**Description of the task**
Do not include the pictures; repeat the rest of the data exactly.
#### Available data ####
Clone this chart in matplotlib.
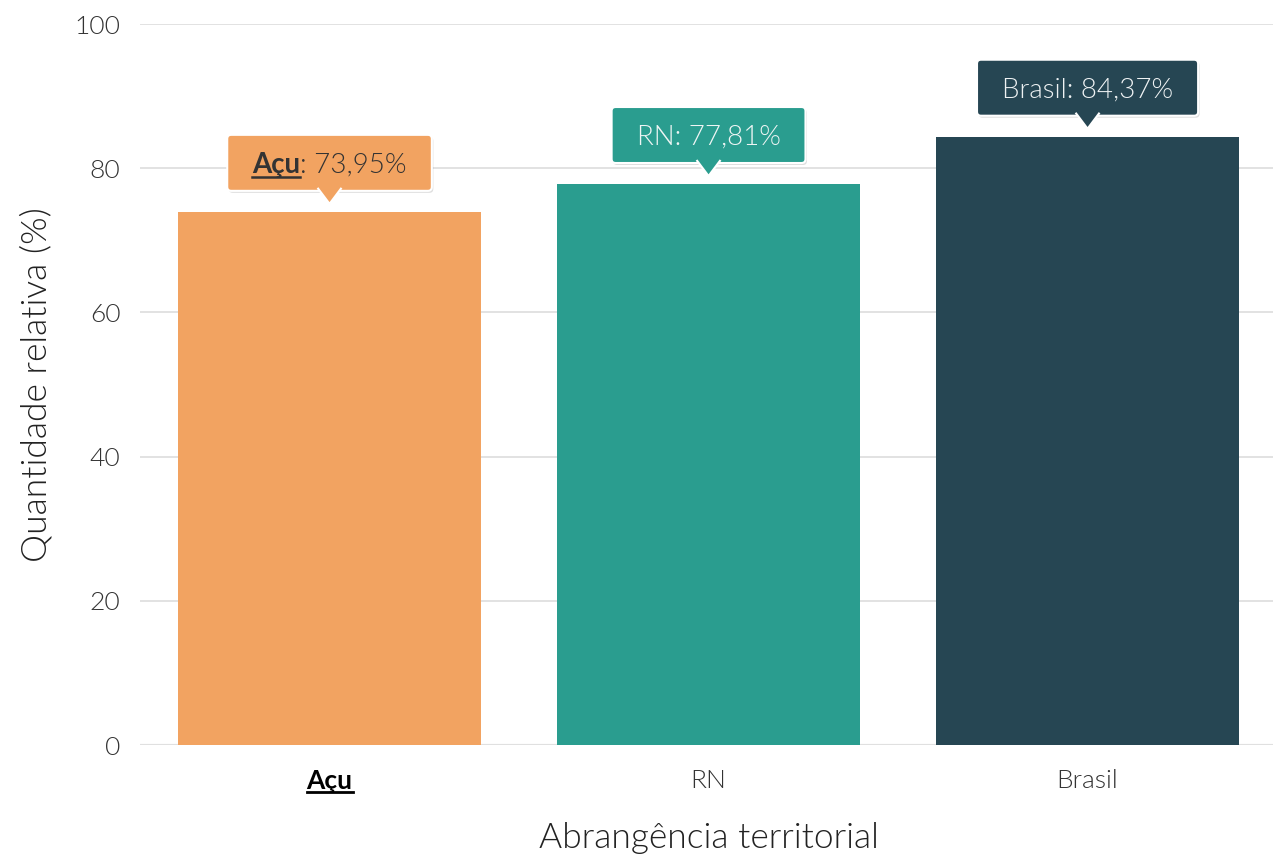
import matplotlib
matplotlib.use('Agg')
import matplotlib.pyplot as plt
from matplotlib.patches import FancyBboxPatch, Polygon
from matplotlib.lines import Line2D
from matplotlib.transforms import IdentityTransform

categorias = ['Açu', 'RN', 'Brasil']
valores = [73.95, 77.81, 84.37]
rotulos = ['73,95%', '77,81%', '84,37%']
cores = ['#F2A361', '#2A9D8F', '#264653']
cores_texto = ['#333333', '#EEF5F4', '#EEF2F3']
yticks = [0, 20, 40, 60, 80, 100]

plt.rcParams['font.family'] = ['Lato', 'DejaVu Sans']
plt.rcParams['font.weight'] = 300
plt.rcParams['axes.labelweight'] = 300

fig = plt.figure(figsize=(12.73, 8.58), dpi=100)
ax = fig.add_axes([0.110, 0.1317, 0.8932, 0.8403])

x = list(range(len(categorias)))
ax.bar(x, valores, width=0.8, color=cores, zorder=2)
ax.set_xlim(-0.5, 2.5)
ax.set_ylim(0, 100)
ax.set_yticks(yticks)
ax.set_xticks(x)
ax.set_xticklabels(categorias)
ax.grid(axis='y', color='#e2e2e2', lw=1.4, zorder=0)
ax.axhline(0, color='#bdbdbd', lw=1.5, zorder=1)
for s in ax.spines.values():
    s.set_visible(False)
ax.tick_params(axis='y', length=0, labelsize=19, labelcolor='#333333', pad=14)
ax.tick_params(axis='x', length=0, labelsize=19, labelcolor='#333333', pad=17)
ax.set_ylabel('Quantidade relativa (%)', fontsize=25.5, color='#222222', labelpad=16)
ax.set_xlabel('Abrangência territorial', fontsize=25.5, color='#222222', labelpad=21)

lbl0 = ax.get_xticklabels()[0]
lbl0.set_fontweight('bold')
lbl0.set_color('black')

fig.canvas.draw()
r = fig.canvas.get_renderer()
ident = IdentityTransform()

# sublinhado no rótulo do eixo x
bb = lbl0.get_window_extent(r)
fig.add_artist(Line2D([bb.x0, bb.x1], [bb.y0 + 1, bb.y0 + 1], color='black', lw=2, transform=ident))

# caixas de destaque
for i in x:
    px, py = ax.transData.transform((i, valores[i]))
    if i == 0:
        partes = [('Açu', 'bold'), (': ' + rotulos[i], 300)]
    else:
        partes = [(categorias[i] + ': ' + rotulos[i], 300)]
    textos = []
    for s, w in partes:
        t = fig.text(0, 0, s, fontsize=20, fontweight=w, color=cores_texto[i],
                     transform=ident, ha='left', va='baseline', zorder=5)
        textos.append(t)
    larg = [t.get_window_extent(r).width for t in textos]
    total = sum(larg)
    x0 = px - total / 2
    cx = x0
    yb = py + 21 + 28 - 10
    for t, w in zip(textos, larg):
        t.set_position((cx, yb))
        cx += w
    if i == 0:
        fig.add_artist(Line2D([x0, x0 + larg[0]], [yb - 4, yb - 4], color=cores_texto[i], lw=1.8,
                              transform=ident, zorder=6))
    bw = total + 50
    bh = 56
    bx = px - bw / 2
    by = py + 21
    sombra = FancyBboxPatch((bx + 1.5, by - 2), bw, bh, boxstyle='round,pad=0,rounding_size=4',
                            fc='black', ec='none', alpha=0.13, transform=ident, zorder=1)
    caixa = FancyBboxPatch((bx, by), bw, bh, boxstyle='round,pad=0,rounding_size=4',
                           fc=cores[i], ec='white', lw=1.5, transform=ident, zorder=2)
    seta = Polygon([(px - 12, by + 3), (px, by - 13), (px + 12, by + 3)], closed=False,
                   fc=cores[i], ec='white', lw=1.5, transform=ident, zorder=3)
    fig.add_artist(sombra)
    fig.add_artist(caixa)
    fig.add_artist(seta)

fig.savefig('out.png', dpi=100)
####
**Answer to this problem**
Clone this chart in matplotlib.
import matplotlib
matplotlib.use('Agg')
import matplotlib.pyplot as plt
from matplotlib.patches import FancyBboxPatch, Polygon
from matplotlib.lines import Line2D
from matplotlib.transforms import IdentityTransform

categorias = ['Açu', 'RN', 'Brasil']
valores = [73.95, 77.81, 84.37]
rotulos = ['73,95%', '77,81%', '84,37%']
cores = ['#F2A361', '#2A9D8F', '#264653']
cores_texto = ['#333333', '#EEF5F4', '#EEF2F3']
yticks = [0, 20, 40, 60, 80, 100]

plt.rcParams['font.family'] = ['Lato', 'DejaVu Sans']
plt.rcParams['font.weight'] = 300
plt.rcParams['axes.labelweight'] = 300

fig = plt.figure(figsize=(12.73, 8.58), dpi=100)
ax = fig.add_axes([0.110, 0.1317, 0.8932, 0.8403])

x = list(range(len(categorias)))
ax.bar(x, valores, width=0.8, color=cores, zorder=2)
ax.set_xlim(-0.5, 2.5)
ax.set_ylim(0, 100)
ax.set_yticks(yticks)
ax.set_xticks(x)
ax.set_xticklabels(categorias)
ax.grid(axis='y', color='#e2e2e2', lw=1.4, zorder=0)
ax.axhline(0, color='#bdbdbd', lw=1.5, zorder=1)
for s in ax.spines.values():
    s.set_visible(False)
ax.tick_params(axis='y', length=0, labelsize=19, labelcolor='#333333', pad=14)
ax.tick_params(axis='x', length=0, labelsize=19, labelcolor='#333333', pad=17)
ax.set_ylabel('Quantidade relativa (%)', fontsize=25.5, color='#222222', labelpad=16)
ax.set_xlabel('Abrangência territorial', fontsize=25.5, color='#222222', labelpad=21)

lbl0 = ax.get_xticklabels()[0]
lbl0.set_fontweight('bold')
lbl0.set_color('black')

fig.canvas.draw()
r = fig.canvas.get_renderer()
ident = IdentityTransform()

# sublinhado no rótulo do eixo x
bb = lbl0.get_window_extent(r)
fig.add_artist(Line2D([bb.x0, bb.x1], [bb.y0 + 1, bb.y0 + 1], color='black', lw=2, transform=ident))

# caixas de destaque
for i in x:
    px, py = ax.transData.transform((i, valores[i]))
    if i == 0:
        partes = [('Açu', 'bold'), (': ' + rotulos[i], 300)]
    else:
        partes = [(categorias[i] + ': ' + rotulos[i], 300)]
    textos = []
    for s, w in partes:
        t = fig.text(0, 0, s, fontsize=20, fontweight=w, color=cores_texto[i],
                     transform=ident, ha='left', va='baseline', zorder=5)
        textos.append(t)
    larg = [t.get_window_extent(r).width for t in textos]
    total = sum(larg)
    x0 = px - total / 2
    cx = x0
    yb = py + 21 + 28 - 10
    for t, w in zip(textos, larg):
        t.set_position((cx, yb))
        cx += w
    if i == 0:
        fig.add_artist(Line2D([x0, x0 + larg[0]], [yb - 4, yb - 4], color=cores_texto[i], lw=1.8,
                              transform=ident, zorder=6))
    bw = total + 50
    bh = 56
    bx = px - bw / 2
    by = py + 21
    sombra = FancyBboxPatch((bx + 1.5, by - 2), bw, bh, boxstyle='round,pad=0,rounding_size=4',
                            fc='black', ec='none', alpha=0.13, transform=ident, zorder=1)
    caixa = FancyBboxPatch((bx, by), bw, bh, boxstyle='round,pad=0,rounding_size=4',
                           fc=cores[i], ec='white', lw=1.5, transform=ident, zorder=2)
    seta = Polygon([(px - 12, by + 3), (px, by - 13), (px + 12, by + 3)], closed=False,
                   fc=cores[i], ec='white', lw=1.5, transform=ident, zorder=3)
    fig.add_artist(sombra)
    fig.add_artist(caixa)
    fig.add_artist(seta)

fig.savefig('out.png', dpi=100)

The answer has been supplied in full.